More on memq



If you replace memq by the appropriate macro expansion, my guess is it would
be FASTER than member by 
the same or a larger factor.  

Presumably what you have observed is the call overhead for memq to call
member.
In a macro expansion, that call overhead would disappear.  And the
open-coding would provide
additional speedups  (though if sbcl/cmucl is clever enough to do
open-coding, then
there would not be a change in that.)  I think that most applications of
memq
are searching in a list of 2 or 3 length, and often a CONSTANT list.

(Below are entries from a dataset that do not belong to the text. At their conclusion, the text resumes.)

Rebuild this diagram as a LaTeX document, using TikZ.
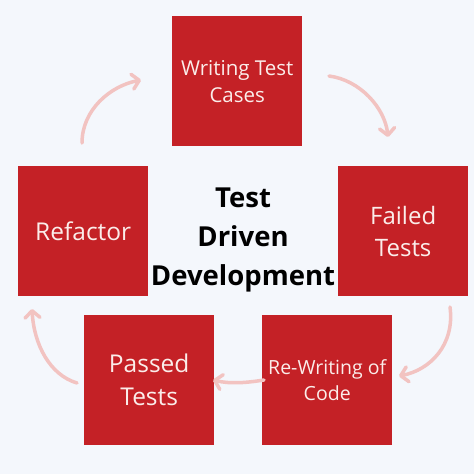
\documentclass[tikz,border=0pt]{standalone}
\usepackage{fontspec}
\setmainfont{Open Sans}
\usetikzlibrary{arrows.meta}
\definecolor{bg}{HTML}{F4F7FC}
\definecolor{boxred}{HTML}{C42126}
\definecolor{boxtext}{HTML}{FBEDEA}
\definecolor{arr}{HTML}{F2C3C1}
\begin{document}
\begin{tikzpicture}[x=1pt,y=-1pt,
  stepbox/.style={fill=boxred,minimum width=130pt,minimum height=130pt,inner sep=0pt,
    text=boxtext,align=center,anchor=north west},
  cyc/.style={draw=arr,line width=3.5pt,line cap=round,
    -{Straight Barb[length=7pt,width=15pt,line width=3.5pt,round]}}]
\fill[bg] (0,0) rectangle (474,474);
\useasboundingbox (0,0) rectangle (474,474);
\node[stepbox,font=\fontsize{20.5}{27}\selectfont] (write) at (172,16) {Writing Test\\Cases};
\node[stepbox,font=\fontsize{24}{32}\selectfont] (fail) at (338,166) {Failed\\Tests};
\node[stepbox,font=\fontsize{19.5}{26}\selectfont] (rewrite) at (262,315) {Re-Writing of\\Code};
\node[stepbox,font=\fontsize{24.5}{33}\selectfont] (pass) at (84,315) {Passed\\Tests};
\node[stepbox,font=\fontsize{24.5}{32}\selectfont] (refac) at (18,166) {Refactor};
\node[font=\bfseries\fontsize{27.5}{39}\selectfont,align=center,text=black] (title) at (243,240) {Test\\Driven\\Development};
\coordinate (a1s) at (82,143); \coordinate (a1e) at (141,80);
\coordinate (a2s) at (329,76); \coordinate (a2e) at (388,137);
\coordinate (a3s) at (450,307); \coordinate (a3e) at (399,376);
\coordinate (a4s) at (264,380); \coordinate (a4e) at (213,380);
\coordinate (a5s) at (77,383); \coordinate (a5e) at (32,309);
\draw[cyc] (a1s) .. controls (82,110) and (110,86) .. (a1e);
\draw[cyc] (a2s) .. controls (360,80) and (385,108) .. (a2e);
\draw[cyc] (a3s) .. controls (455,345) and (430,370) .. (a3e);
\draw[cyc] (a4s) .. controls (245,383) and (230,384) .. (a4e);
\draw[cyc] (a5s) .. controls (50,375) and (34,345) .. (a5e);
\end{tikzpicture}
\end{document}
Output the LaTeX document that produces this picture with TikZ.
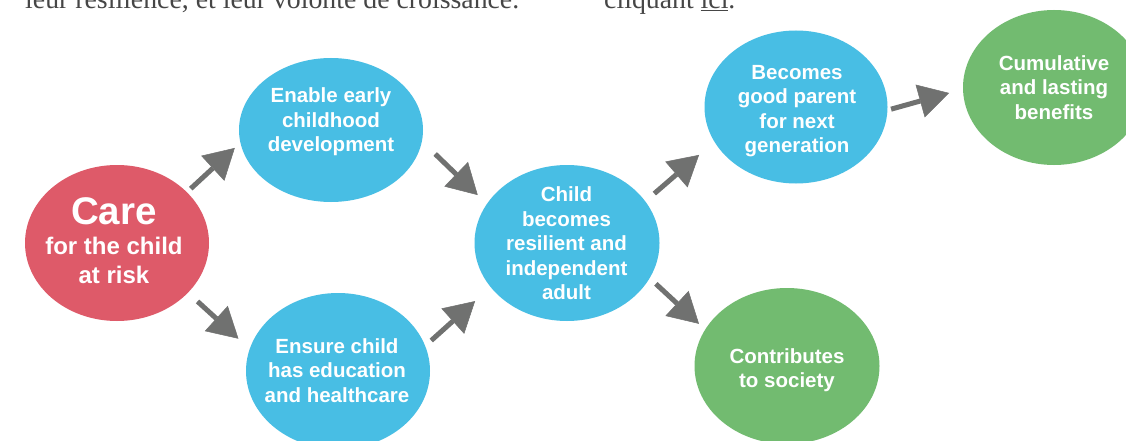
\documentclass[tikz,border=0pt]{standalone}
\usepackage{fontspec}
\setmainfont{Liberation Sans}
\newfontfamily\topserif{Liberation Serif}
\usetikzlibrary{shapes.geometric,arrows.meta}
\definecolor{carered}{RGB}{222,90,105}
\definecolor{stepblue}{RGB}{72,190,228}
\definecolor{stepgreen}{RGB}{114,187,112}
\definecolor{arrowgray}{RGB}{112,113,112}
\definecolor{topgray}{RGB}{70,70,70}
\tikzset{
  blob/.style={ellipse, draw=none, inner sep=0pt, outer sep=0pt},
  lbl/.style={text=white, align=center, inner sep=0pt,
    font=\fontsize{20.5}{24.5}\selectfont\bfseries},
  carelbl/.style={text=white, inner sep=0pt, anchor=base},
  arr/.style={draw=arrowgray, line width=5pt,
    -{Triangle[length=30pt,width=34pt,line width=0.5pt]}},
  toptext/.style={anchor=base west, inner sep=0pt, text=topgray,
    font=\topserif\fontsize{27.8}{30}\selectfont}
}
\begin{document}
\begin{tikzpicture}[x=1pt,y=-1pt]
\clip (0,0) rectangle (1126,441);
\fill[white] (0,0) rectangle (1126,441);

% top text (cut off by the frame)
\node[toptext] (topA) at (25,9) {leur résilience, et leur volonté de croissance.};
\node[toptext] (topB) at (604,9) {cliquant \underline{ici}.};

% shapes
\node[blob, fill=carered, minimum width=184pt, minimum height=156pt] (care) at (117,243) {};
\node[blob, fill=stepblue, minimum width=184pt, minimum height=144pt] (enable) at (331,130) {};
\node[blob, fill=stepblue, minimum width=184pt, minimum height=156pt] (ensure) at (338,371) {};
\node[blob, fill=stepblue, minimum width=185pt, minimum height=156pt] (child) at (567,243) {};
\node[blob, fill=stepblue, minimum width=183pt, minimum height=153pt] (parent) at (796,107) {};
\node[blob, fill=stepgreen, minimum width=182pt, minimum height=155pt] (cumul) at (1054,87.5) {};
\node[blob, fill=stepgreen, minimum width=185pt, minimum height=156pt] (society) at (787,366) {};

% labels
\node[carelbl, font=\fontsize{38.5}{40}\selectfont\bfseries] (careA) at (114,224) {Care};
\node[carelbl, font=\fontsize{24}{29}\selectfont\bfseries] (careB) at (114,254) {for the child};
\node[carelbl, font=\fontsize{24}{29}\selectfont\bfseries] (careC) at (114,283) {at risk};
\node[lbl] (enableT) at (331,122) {Enable early\\childhood\\development};
\node[lbl] (ensureT) at (337,370.5) {Ensure child\\has education\\and healthcare};
\node[lbl] (childT) at (566.5,243.5) {Child\\becomes\\resilient and\\independent\\adult};
\node[lbl] (parentT) at (797,111) {Becomes\\good parent\\for next\\generation};
\node[lbl] (cumulT) at (1054,87.5) {Cumulative\\and lasting\\benefits};
\node[lbl] (societyT) at (787,370.3) {Contributes\\to society};

% connectors
\draw[arr, shorten <=5.3pt, shorten >=7.7pt] (care.36.7) -- (enable.188.8);
\draw[arr, shorten <=18.5pt, shorten >=12.8pt] (enable.-7.6) -- (child.154.8);
\draw[arr, shorten <=13pt, shorten >=15.3pt] (care.-35.5) -- (ensure.166.9);
\draw[arr, shorten <=8.2pt, shorten >=21pt] (ensure.16.4) -- (child.210);
\draw[arr, shorten <=12pt, shorten >=20.3pt] (child.28.5) -- (parent.203.2);
\draw[arr, shorten <=8.5pt, shorten >=8.5pt] (child.-23) -- (society.156.1);
\draw[arr, shorten <=3.8pt, shorten >=14.5pt] (parent.-2.5) -- (cumul.181.6);
\end{tikzpicture}
\end{document}
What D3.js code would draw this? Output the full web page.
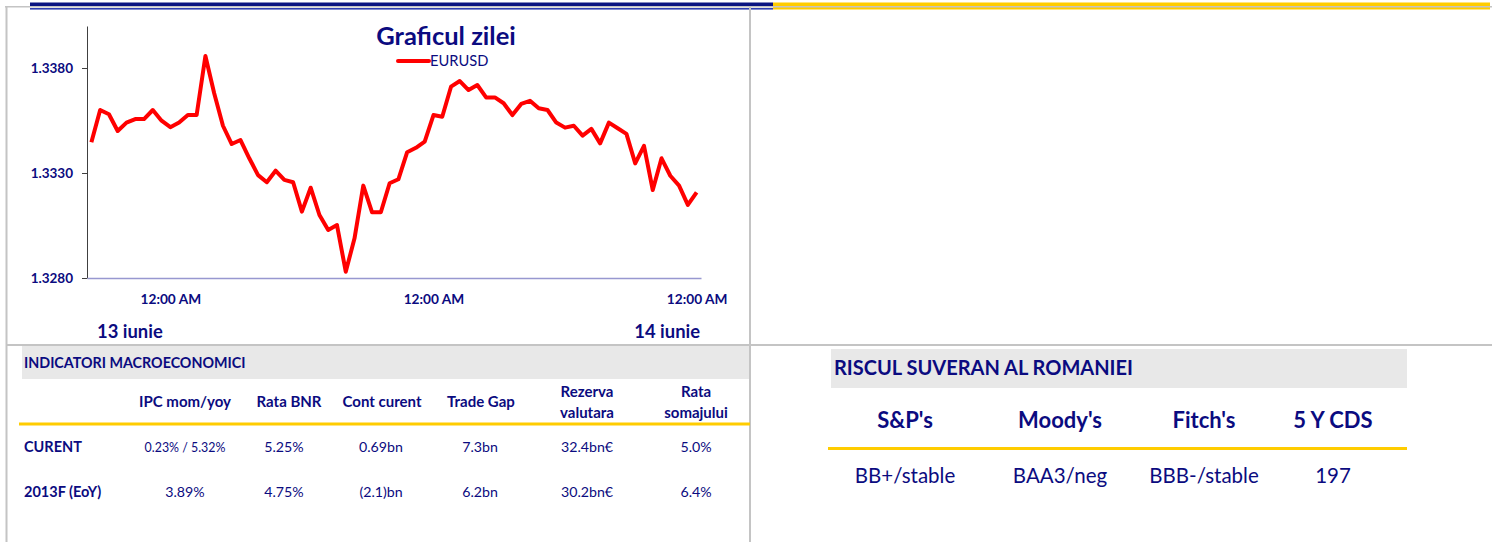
<!DOCTYPE html>
<html>
<head>
<meta charset="utf-8">
<script src="https://cdn.jsdelivr.net/npm/d3@7"></script>
<style>
body { margin: 0; background: #fff; }
svg { display: block; font-family: Lato, "Noto Sans", sans-serif; }
</style>
</head>
<body>
<svg></svg>
<script>
// EURUSD, 13-14 iunie
const eurusd = [
	1.33446, 1.33600, 1.33580, 1.33500, 1.33540, 1.33557, 1.33557, 1.33600, 1.33549, 1.33518,
	1.33540, 1.33576, 1.33576, 1.33857, 1.33680, 1.33525, 1.33438, 1.33457, 1.33370, 1.33290,
	1.33256, 1.33311, 1.33267, 1.33256, 1.33116, 1.33230, 1.33100, 1.33029, 1.33052, 1.32830,
	1.32989, 1.33240, 1.33113, 1.33113, 1.33251, 1.33270, 1.33399, 1.33420, 1.33449, 1.33576,
	1.33568, 1.33711, 1.33738, 1.33695, 1.33719, 1.33660, 1.33660, 1.33632, 1.33576, 1.33629,
	1.33644, 1.33608, 1.33600, 1.33540, 1.33516, 1.33525, 1.33478, 1.33510, 1.33441, 1.33540,
	1.33513, 1.33486, 1.33346, 1.33429, 1.33219, 1.33370, 1.33287, 1.33240, 1.33148, 1.33208
];
const yTicks = [1.3280, 1.3330, 1.3380];
const yDomain = [1.3280, 1.3400];
const xTickIdx = [9, 39, 69];
const xTickLabels = ["12:00 AM", "12:00 AM", "12:00 AM"];
const dayLabels = ["13 iunie", "14 iunie"];

const macroTitle = "INDICATORI MACROECONOMICI";
const macroHeaders = [["IPC mom/yoy"], ["Rata BNR"], ["Cont curent"], ["Trade Gap"], ["Rezerva", "valutara"], ["Rata", "somajului"]];
const macroRowNames = ["CURENT", "2013F (EoY)"];
const macroRows = [
	["0.23% / 5.32%", "5.25%", "0.69bn", "7.3bn", "32.4bn€", "5.0%"],
	["3.89%", "4.75%", "(2.1)bn", "6.2bn", "30.2bn€", "6.4%"]
];

const riskTitle = "RISCUL SUVERAN AL ROMANIEI";
const riskHeaders = ["S&P's", "Moody's", "Fitch's", "5 Y CDS"];
const riskValues = ["BB+/stable", "BAA3/neg", "BBB-/stable", "197"];

const navy = "#0b0b80";
const gold = "#ffcc00";
const frame = "#c4c4c4";

var svg = d3.select("svg").attr("width", 1492).attr("height", 542);

// top bars
svg.append("rect").attr("x", 773).attr("y", 2.5).attr("width", 717).attr("height", 7).style("fill", gold);
svg.append("rect").attr("x", 30).attr("y", 2.5).attr("width", 743).attr("height", 4).style("fill", "#0a1480");
svg.append("rect").attr("x", 30).attr("y", 8).attr("width", 743).attr("height", 1.6).style("fill", "#3040b0");

// frame lines
svg.append("line").attr("x1", 5).attr("x2", 1492).attr("y1", 6.8).attr("y2", 6.8).style("stroke", frame).style("stroke-width", 1.5);
svg.append("line").attr("x1", 6.5).attr("x2", 6.5).attr("y1", 6).attr("y2", 542).style("stroke", frame).style("stroke-width", 2);
svg.append("line").attr("x1", 750).attr("x2", 750).attr("y1", 6).attr("y2", 542).style("stroke", frame).style("stroke-width", 2);
svg.append("line").attr("x1", 6).attr("x2", 1492).attr("y1", 345).attr("y2", 345).style("stroke", frame).style("stroke-width", 2);

// chart
var x = d3.scalePoint().domain(d3.range(eurusd.length)).range([87, 701]).padding(0.5);
var y = d3.scaleLinear().domain(yDomain).range([278, 26]);

var yAxis = svg.append("g").attr("transform", "translate(87,0)")
	.call(d3.axisLeft(y).tickValues(yTicks).tickSize(5).tickSizeOuter(0).tickPadding(9).tickFormat(d3.format(".4f")));
yAxis.select(".domain").style("stroke", "#404040");
yAxis.selectAll(".tick line").style("stroke", "#404040");
yAxis.selectAll("text").style("fill", navy).style("font-size", "13.5px").style("font-weight", "bold").style("font-family", "Lato");

var xAxis = svg.append("g").attr("transform", "translate(0,278)")
	.call(d3.axisBottom(x).tickValues(xTickIdx).tickSize(0).tickSizeOuter(0).tickPadding(16)
		.tickFormat((d, i) => xTickLabels[i]));
xAxis.select(".domain").style("stroke", "#9898d0").style("stroke-width", 1.5);
xAxis.selectAll("text").style("fill", navy).style("font-size", "13.7px").style("font-weight", "bold").style("font-family", "Lato");

svg.append("path").datum(eurusd)
	.attr("d", d3.line().x((d, i) => x(i)).y(d => y(d)))
	.style("fill", "none").style("stroke", "#ff0000").style("stroke-width", 4).style("stroke-linejoin", "round");

svg.append("text").attr("x", 446).attr("y", 45).attr("text-anchor", "middle")
	.style("font-size", "25.5px").style("font-weight", "bold").style("fill", navy).text("Graficul zilei");
svg.append("line").attr("x1", 398).attr("x2", 429).attr("y1", 61).attr("y2", 61)
	.style("stroke", "#ff0000").style("stroke-width", 4).style("stroke-linecap", "round");
svg.append("text").attr("x", 430).attr("y", 66).style("font-size", "14.7px").style("fill", navy).text("EURUSD");

svg.append("text").attr("x", 97).attr("y", 338).style("font-size", "18.4px").style("font-weight", "bold").style("fill", navy).text(dayLabels[0]);
svg.append("text").attr("x", 700).attr("y", 338).attr("text-anchor", "end").style("font-size", "18.4px").style("font-weight", "bold").style("fill", navy).text(dayLabels[1]);

// macro table
var macroX = [185, 289, 382, 481, 587, 696];
svg.append("rect").attr("x", 22).attr("y", 346).attr("width", 727).attr("height", 33).style("fill", "#e8e8e8");
svg.append("text").attr("x", 24).attr("y", 368).style("font-size", "14.3px").style("font-weight", "bold").style("fill", navy).text(macroTitle);

macroHeaders.forEach(function(h, i) {
	var t = svg.append("text").attr("text-anchor", "middle").style("font-size", "15px").style("font-weight", "bold").style("fill", navy);
	if (h.length == 1) {
		t.append("tspan").attr("x", macroX[i]).attr("y", 407).text(h[0]);
	} else {
		t.append("tspan").attr("x", macroX[i]).attr("y", 397).text(h[0]);
		t.append("tspan").attr("x", macroX[i]).attr("y", 418).text(h[1]);
	}
});
svg.append("line").attr("x1", 19).attr("x2", 750).attr("y1", 424).attr("y2", 424).style("stroke", gold).style("stroke-width", 3);

var rowY = [452, 497];
var valX = [185, 284, 381, 480, 587, 696];
macroRowNames.forEach(function(r, j) {
	svg.append("text").attr("x", 24).attr("y", rowY[j]).style("font-size", "14.5px").style("font-weight", "bold").style("fill", navy).text(r);
	macroRows[j].forEach(function(v, i) {
		svg.append("text").attr("x", valX[i]).attr("y", rowY[j]).attr("text-anchor", "middle")
			.style("font-size", (j == 0 && i == 0) ? "12.4px" : "14.2px").style("fill", navy).text(v);
	});
});

// sovereign risk table
var riskX = [905, 1060, 1204, 1333];
svg.append("rect").attr("x", 831).attr("y", 349).attr("width", 576).attr("height", 39).style("fill", "#e8e8e8");
svg.append("text").attr("x", 834).attr("y", 375).style("font-size", "20px").style("font-weight", "bold").style("fill", navy).text(riskTitle);
riskHeaders.forEach(function(h, i) {
	svg.append("text").attr("x", riskX[i]).attr("y", 428).attr("text-anchor", "middle")
		.style("font-size", "22px").style("font-weight", "bold").style("fill", navy).text(h);
});
svg.append("line").attr("x1", 828).attr("x2", 1407).attr("y1", 448.5).attr("y2", 448.5).style("stroke", gold).style("stroke-width", 3);
riskValues.forEach(function(v, i) {
	svg.append("text").attr("x", riskX[i]).attr("y", 483).attr("text-anchor", "middle")
		.style("font-size", "20.5px").style("fill", navy).text(v);
});
</script>
</body>
</html>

It seems to me that you should be able to roll back your changes and test a
memq macro,
with explicit open-coding of testing for short lists, as a courtesy.
 

> -----Original Message-----
> From: Andreas Eder [mailto:aeder at arcor.de] 
> Sent: Saturday, April 12, 2008 8:36 AM
> To: fateman at EECS.Berkeley.EDU
> Cc: maxima at math.utexas.edu
> Subject: Re: [Maxima] More on memq
> 
> Richard wrote:
> 
> >Andreas then asks "what would be gained by changing back?"
> >
> >The answer is evident:  it might be faster with some compilers.
> 
> Well, the fact is that by replacing memq it got faster by between
> 7% and 10% on sbcl, cmucl and clisp.
> I cannot speak for any other compilers.